If reliability defines Miller, consistency can’t be far behind either. Five of his past six seasons have seen Miller go over 50 catches, with 600-plus yards receiving in four of those years as well. For the vast majority of Miller’s early career, the offense had a plethora of other options in the passing game, meaning his numbers could be even greater had he been more heavily-utilized back then.

Miller has also always been a very good in-line blocker, able to handle defensive lineman with tremendous angle play and leverage at the point of attack. The big Virginia target’s versatility is underrated, as Miller can be trusted in pass protection on the edge, and as a run blocker in space.

His versatility also extends into the passing game, where Miller is often flexed to the slot and matched up with a defensive back. Not overwhelmingly powerful or inordinately quick, Miller’s production came from his top-notch technical abilities and football IQ, a nod to the work ethic that has propelled him to elite status in Steelers lore.

Another player that was well-loved by the fanbase and well-respected around the league, few pills will be tougher to swallow for Steelers fans than the day Heath retires. From watching him bull over defenders for extra yards after the catch to seeing him snag a pass outside his frame with a defender draped all over him, Pittsburgh is going to miss Miller someday. Alex will make a valiant argument for Elbie Nickel, citing the fact that it was a different game then and Nickel’s production was impressive despite that fact, and he’ll be right – up to that point.

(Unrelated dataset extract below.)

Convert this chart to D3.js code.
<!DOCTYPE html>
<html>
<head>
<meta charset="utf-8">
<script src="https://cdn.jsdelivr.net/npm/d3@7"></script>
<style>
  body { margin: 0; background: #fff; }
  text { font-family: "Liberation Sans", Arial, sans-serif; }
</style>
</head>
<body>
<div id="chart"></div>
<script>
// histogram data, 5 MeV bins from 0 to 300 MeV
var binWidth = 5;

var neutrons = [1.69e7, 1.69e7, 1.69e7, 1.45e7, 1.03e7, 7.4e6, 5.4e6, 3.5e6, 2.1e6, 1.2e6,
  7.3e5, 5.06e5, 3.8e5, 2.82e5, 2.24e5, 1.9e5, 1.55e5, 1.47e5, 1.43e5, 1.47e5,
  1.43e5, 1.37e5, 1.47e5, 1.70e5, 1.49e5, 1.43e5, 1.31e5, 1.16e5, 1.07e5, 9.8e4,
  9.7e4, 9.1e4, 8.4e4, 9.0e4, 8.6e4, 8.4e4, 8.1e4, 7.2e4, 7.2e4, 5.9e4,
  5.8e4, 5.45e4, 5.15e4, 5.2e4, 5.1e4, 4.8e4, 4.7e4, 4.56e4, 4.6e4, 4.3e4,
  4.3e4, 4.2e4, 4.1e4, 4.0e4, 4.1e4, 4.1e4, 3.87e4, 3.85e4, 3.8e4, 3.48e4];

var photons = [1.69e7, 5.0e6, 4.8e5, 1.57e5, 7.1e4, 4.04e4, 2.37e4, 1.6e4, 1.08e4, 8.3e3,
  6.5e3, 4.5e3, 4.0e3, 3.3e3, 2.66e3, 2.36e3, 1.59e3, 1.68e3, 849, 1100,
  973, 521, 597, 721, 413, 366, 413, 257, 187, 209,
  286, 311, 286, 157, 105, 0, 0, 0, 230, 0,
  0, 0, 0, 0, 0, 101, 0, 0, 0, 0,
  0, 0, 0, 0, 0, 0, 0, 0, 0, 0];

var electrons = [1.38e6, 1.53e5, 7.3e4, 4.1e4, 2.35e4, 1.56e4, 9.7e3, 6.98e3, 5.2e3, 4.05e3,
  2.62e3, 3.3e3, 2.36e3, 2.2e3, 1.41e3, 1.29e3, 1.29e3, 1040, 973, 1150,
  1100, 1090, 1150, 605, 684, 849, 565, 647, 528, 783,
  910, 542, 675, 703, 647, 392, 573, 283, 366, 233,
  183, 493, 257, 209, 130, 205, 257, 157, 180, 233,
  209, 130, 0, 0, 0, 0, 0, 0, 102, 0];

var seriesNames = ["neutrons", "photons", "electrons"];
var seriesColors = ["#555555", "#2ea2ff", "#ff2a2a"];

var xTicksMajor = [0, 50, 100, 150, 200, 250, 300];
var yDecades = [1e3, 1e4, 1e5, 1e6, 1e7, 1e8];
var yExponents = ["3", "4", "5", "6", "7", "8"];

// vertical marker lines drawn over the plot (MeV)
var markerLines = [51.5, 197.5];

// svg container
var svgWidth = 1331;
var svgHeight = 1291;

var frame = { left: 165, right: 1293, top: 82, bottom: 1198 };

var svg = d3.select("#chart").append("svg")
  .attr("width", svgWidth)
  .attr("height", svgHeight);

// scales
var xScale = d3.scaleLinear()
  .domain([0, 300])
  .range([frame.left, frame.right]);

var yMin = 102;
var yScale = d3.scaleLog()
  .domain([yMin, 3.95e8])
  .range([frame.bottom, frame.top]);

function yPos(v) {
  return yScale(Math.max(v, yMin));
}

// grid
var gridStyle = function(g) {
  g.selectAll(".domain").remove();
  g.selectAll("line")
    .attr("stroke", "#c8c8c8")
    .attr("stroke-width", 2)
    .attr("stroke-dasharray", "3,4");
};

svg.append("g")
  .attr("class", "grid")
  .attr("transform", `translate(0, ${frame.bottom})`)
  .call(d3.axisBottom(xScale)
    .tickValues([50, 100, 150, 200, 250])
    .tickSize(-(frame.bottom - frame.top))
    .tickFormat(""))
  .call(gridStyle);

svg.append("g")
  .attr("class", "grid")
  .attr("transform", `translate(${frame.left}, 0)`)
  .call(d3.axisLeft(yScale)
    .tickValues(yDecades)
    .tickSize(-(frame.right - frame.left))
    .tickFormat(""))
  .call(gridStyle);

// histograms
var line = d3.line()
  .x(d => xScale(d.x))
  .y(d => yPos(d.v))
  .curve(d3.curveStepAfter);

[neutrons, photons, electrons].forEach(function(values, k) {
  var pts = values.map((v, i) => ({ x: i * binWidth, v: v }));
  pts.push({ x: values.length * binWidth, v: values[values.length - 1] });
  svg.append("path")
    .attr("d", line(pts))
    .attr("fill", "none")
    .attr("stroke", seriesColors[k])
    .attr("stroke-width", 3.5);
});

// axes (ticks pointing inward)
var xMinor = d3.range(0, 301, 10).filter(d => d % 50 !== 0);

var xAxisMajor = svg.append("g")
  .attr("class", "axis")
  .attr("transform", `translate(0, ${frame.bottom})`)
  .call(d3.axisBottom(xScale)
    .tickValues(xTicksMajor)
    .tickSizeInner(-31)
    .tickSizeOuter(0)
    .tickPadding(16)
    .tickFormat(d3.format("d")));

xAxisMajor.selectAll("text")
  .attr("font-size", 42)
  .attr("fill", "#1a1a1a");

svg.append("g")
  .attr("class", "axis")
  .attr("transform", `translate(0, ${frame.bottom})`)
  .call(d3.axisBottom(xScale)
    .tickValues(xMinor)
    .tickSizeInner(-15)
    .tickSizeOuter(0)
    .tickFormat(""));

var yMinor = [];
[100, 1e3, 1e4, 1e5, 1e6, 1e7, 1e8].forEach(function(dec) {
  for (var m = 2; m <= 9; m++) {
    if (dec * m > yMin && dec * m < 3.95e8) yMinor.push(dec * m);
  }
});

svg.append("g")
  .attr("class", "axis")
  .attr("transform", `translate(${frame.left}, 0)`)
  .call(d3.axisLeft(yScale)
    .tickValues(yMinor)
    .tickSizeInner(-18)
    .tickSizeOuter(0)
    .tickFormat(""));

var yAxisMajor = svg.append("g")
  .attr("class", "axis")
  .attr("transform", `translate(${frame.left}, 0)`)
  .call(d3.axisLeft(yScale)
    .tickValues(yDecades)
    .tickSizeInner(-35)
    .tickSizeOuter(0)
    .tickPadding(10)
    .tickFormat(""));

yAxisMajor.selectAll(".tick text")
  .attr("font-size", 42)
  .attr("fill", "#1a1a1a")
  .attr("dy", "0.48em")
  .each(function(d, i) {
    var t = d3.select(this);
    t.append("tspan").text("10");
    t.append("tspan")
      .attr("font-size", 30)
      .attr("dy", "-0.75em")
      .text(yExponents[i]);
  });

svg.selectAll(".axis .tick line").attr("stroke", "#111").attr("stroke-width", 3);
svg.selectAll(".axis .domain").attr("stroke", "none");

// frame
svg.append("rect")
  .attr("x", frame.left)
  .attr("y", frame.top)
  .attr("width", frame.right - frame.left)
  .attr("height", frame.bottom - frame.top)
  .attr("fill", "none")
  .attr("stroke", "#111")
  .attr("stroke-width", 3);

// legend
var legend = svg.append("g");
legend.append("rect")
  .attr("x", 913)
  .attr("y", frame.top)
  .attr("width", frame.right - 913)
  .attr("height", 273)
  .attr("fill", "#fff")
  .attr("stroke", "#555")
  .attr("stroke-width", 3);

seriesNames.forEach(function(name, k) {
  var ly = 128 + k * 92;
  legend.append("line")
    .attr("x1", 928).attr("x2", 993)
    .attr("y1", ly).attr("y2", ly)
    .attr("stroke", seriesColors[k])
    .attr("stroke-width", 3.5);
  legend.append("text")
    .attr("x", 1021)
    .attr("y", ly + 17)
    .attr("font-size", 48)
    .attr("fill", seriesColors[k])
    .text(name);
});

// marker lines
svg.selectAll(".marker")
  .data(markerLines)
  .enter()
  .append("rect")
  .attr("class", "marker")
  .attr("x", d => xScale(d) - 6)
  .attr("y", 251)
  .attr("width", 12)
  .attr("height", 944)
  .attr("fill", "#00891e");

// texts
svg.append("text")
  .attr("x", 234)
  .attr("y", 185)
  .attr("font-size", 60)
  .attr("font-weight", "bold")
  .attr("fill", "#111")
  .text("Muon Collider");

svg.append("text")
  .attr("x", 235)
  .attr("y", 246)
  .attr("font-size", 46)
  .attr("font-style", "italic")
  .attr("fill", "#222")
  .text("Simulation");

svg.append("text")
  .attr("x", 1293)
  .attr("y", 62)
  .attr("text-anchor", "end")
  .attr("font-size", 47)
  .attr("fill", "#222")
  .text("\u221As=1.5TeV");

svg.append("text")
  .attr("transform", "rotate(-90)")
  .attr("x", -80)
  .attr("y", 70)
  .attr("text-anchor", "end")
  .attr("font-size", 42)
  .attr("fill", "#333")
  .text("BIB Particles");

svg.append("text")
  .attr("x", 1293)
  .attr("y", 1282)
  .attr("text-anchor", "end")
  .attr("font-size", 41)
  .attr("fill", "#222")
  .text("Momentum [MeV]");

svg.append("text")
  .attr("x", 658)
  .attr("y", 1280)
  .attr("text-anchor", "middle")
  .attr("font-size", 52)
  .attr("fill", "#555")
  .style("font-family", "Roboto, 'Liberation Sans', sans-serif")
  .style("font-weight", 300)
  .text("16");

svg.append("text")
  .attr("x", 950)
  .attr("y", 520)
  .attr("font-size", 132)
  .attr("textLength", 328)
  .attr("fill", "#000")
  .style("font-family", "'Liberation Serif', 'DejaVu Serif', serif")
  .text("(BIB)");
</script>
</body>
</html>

But when it comes to who the greatest tight end in Steelers history is, there can truly only be one choice. Miller has defined the position in Pittsburgh for over a decade now with his heart, leadership, and work ethic on and off the field. The production is there, the tenure is there, the respect and love are there from a passionate fanbase. The only thing left is your vote.


When choosing the best tight end in Steelers’ history, you have two options. Choose Heath Miller or choose to be wrong.

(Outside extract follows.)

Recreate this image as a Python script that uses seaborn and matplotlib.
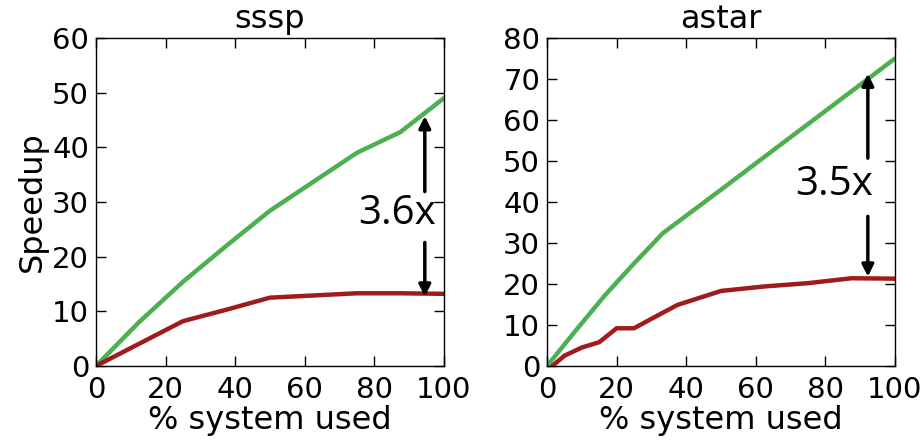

I’ve been tasked with the latter. So here goes nothing.

Without even factoring in eras, what tight end has the most productive season in Steelers history? Miller? You’d be surprised.

It’s Elbie Nickel, the Steelers’ greatest tight end.

The year was 1952. The stat line? 55 receptions, 884 yards, 9 touchdowns. Miller has never reached that yardage or touchdowns. Go ahead, look it up.

If you’re into this kind of thing, who made more Pro Bowls? It’s Nickel with three to Miller’s two.

And this all came on marginal Steelers’ teams in an era where you were happy if your quarterback completed half his passes.

Consider this. In 1952, that greatest season, Steelers’ passers completed just 46% of their throws with more interceptions than touchdowns. 1953, where Nickel had another 62 receptions for 743 yards, the completion percentage wasn’t any better and their interceptions doubled their touchdowns.

Nickel was the aerial attack. Over those two years, he accounted for more than one-third of receving yards, just under one-third of receptions, and over 40% of touchdowns. He was a big play threat, finishing his career with a 15.6 yards per catch. Miller has never topped 12.5 in any season. In 1949, Nickel lead the entire league with just a shade under 25 yards per catch. Not even Mike Wallace did that.

And he, like Miller, was a Steelers’ lifer, never donning another uniform.

He never had the chance to be on a successful team. It probably meant a lot less back then but his Steelers played in just one playoff game, Nickel’s rookie year in 1947.

Be opened-minded here, Steelers’ nation. I know we toss Nickel’s era aside, a time that exists only in the front few pages of the history books – with some cheesy phrase like, “It was a humble beginning…” or whatever – but there was some good. Miller is, and given the era rightfully so, the gritty, no-nonsense tight end who acted as the security blanket for years. But compared to Nickel, Miller is new money. Born with a silver spoon in his mouth. A first round pick in exponentially progressive offense with a potential Hall of Fame quarterback. Nickel was a 17th rounder on sub-par teams that preferred to run the ball. One of his quarterbacks way Ray Evans. Yuck.

And there’s still a debate to be had which should tell you just how good he was. And why he’s still the best.